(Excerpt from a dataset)
(begin)
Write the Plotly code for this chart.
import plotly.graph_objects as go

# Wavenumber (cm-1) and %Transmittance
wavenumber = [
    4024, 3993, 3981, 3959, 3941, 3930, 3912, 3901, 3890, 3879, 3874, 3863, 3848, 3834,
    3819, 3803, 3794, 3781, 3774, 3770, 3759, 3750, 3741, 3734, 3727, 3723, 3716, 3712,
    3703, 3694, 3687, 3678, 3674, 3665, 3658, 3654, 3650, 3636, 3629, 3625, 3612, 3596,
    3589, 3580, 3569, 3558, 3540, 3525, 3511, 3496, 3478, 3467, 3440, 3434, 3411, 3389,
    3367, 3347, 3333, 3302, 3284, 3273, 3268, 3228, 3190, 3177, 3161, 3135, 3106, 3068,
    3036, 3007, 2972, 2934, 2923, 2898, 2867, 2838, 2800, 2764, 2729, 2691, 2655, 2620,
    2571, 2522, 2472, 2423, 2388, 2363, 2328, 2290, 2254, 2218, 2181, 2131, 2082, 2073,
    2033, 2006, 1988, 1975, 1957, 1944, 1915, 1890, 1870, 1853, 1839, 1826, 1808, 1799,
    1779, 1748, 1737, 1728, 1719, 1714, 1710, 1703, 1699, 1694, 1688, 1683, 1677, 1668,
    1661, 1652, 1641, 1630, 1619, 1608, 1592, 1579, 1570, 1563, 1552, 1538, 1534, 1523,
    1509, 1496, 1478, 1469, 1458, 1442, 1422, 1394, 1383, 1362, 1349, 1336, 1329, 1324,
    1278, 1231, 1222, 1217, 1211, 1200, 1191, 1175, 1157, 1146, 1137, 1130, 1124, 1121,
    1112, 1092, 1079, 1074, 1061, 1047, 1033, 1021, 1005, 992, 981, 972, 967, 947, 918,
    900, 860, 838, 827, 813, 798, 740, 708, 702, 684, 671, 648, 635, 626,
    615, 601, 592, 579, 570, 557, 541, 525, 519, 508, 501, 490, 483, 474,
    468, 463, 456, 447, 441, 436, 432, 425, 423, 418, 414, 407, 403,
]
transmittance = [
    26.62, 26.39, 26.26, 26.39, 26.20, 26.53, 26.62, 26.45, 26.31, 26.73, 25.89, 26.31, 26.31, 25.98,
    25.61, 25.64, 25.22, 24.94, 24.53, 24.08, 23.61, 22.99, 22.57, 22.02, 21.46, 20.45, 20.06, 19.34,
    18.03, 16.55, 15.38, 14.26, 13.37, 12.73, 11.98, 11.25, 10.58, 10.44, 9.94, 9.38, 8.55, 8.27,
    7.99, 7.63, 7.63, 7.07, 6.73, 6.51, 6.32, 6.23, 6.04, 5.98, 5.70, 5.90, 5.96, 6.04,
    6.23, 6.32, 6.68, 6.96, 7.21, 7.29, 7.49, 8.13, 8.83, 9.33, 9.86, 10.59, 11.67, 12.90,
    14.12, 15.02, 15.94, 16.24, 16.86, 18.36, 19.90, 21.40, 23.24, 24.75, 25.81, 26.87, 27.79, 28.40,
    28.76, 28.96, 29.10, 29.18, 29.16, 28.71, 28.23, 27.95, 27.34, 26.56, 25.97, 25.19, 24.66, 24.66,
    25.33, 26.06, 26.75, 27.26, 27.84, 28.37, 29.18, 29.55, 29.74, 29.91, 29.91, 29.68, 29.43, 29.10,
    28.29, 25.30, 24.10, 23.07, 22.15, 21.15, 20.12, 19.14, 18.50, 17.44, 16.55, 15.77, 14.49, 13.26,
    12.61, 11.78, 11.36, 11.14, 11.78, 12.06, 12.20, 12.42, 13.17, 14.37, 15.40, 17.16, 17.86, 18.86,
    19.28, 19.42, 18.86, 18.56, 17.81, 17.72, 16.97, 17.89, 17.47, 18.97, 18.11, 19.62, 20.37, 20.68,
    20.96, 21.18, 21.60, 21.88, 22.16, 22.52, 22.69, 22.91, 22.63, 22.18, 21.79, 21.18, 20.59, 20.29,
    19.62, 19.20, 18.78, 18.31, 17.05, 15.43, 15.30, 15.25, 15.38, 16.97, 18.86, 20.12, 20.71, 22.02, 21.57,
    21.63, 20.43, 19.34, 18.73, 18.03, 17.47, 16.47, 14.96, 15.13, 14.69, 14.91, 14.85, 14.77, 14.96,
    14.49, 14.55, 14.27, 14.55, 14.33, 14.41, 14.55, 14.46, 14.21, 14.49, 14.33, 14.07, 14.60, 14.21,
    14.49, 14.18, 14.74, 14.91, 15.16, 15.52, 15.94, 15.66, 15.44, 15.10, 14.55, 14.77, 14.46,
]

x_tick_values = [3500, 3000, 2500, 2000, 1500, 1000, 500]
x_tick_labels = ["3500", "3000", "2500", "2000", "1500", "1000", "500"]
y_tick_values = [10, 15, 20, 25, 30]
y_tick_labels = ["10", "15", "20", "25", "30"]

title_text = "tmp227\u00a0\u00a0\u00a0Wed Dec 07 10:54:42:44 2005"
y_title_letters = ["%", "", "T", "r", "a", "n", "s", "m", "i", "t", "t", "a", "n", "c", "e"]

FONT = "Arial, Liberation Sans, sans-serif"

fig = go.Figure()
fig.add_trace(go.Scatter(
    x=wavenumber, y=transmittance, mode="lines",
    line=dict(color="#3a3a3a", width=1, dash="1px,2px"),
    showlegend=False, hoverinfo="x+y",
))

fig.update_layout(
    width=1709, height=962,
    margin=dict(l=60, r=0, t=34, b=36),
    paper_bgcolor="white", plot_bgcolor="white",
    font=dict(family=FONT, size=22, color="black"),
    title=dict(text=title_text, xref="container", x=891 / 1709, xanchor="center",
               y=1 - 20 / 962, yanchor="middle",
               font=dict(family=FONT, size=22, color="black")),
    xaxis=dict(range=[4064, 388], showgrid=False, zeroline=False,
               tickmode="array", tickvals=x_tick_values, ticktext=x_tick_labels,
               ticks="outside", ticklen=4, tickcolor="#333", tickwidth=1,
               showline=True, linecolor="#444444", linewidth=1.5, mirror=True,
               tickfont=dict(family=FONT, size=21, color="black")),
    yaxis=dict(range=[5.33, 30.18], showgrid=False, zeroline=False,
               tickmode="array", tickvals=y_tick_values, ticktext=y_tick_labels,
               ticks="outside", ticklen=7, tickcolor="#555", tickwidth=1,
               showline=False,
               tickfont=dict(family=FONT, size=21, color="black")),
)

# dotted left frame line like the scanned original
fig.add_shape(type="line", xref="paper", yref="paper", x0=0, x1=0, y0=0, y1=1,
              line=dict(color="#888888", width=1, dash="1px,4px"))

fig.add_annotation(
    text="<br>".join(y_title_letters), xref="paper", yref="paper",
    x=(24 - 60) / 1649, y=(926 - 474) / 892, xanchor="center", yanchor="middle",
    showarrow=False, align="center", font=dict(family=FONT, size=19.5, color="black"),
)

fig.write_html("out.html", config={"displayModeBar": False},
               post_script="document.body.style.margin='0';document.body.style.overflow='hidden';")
(end)
(begin)
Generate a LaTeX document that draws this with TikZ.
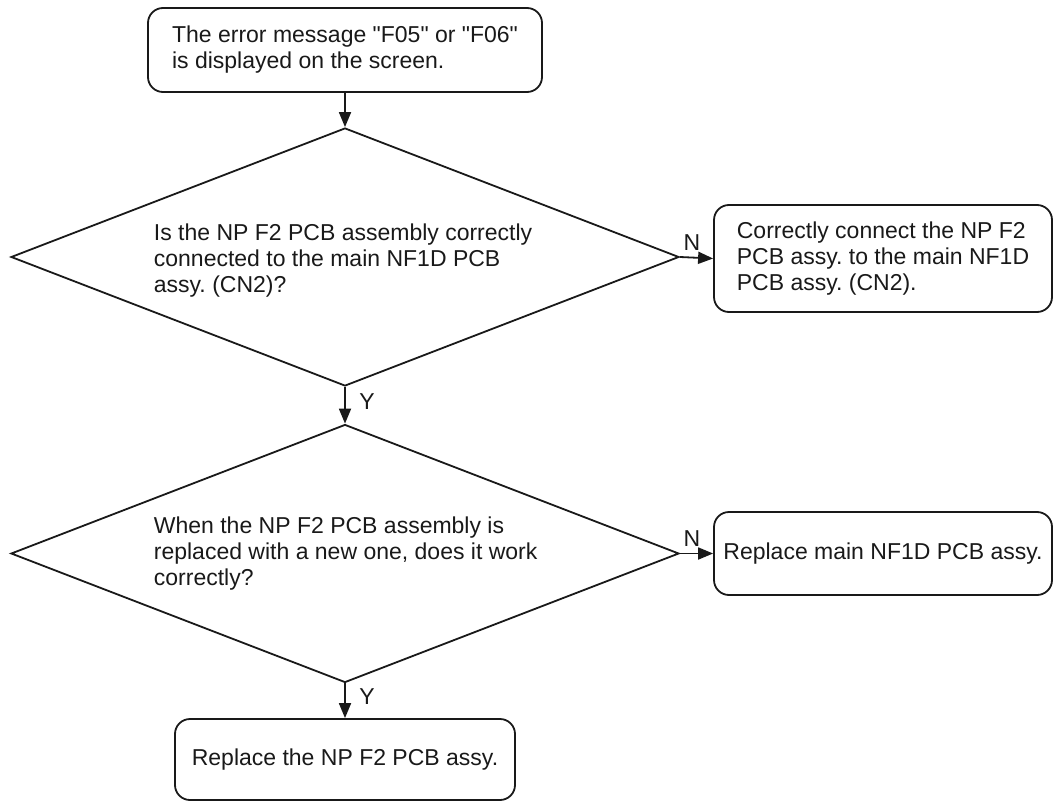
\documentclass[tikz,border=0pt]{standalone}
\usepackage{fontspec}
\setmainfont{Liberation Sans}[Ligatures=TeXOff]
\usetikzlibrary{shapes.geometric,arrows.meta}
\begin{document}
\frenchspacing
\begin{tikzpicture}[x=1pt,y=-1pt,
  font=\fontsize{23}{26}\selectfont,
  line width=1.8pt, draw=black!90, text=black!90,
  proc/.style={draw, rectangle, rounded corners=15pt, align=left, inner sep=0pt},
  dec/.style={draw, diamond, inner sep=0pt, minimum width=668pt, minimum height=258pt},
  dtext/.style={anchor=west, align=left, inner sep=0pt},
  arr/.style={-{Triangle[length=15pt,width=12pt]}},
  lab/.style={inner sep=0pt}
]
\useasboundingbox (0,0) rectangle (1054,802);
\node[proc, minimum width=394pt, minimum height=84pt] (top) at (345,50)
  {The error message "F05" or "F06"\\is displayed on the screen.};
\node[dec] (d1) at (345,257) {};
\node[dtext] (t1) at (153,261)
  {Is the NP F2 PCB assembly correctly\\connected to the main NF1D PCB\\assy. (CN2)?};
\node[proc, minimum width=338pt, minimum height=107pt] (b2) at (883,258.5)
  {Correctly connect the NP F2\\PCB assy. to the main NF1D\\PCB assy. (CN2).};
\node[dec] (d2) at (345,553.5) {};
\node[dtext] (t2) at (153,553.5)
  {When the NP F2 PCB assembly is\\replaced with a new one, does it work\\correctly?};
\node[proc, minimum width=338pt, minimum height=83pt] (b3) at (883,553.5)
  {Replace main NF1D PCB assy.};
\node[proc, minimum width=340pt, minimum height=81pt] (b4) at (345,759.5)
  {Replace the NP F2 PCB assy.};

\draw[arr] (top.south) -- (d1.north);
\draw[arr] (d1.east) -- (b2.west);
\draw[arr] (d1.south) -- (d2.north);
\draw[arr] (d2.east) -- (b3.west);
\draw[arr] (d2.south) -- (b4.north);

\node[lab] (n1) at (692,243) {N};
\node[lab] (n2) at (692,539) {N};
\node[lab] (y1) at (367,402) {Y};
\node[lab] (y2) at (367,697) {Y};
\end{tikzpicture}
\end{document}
(end)
> [Set task]: Look above for the line that contains "Write the Plotly code for this chart.". Starting there, transcribe every line exactly until you have copied the line that contains "import plotly.graph_objects as go".

> [Response below]:
Write the Plotly code for this chart.
import plotly.graph_objects as go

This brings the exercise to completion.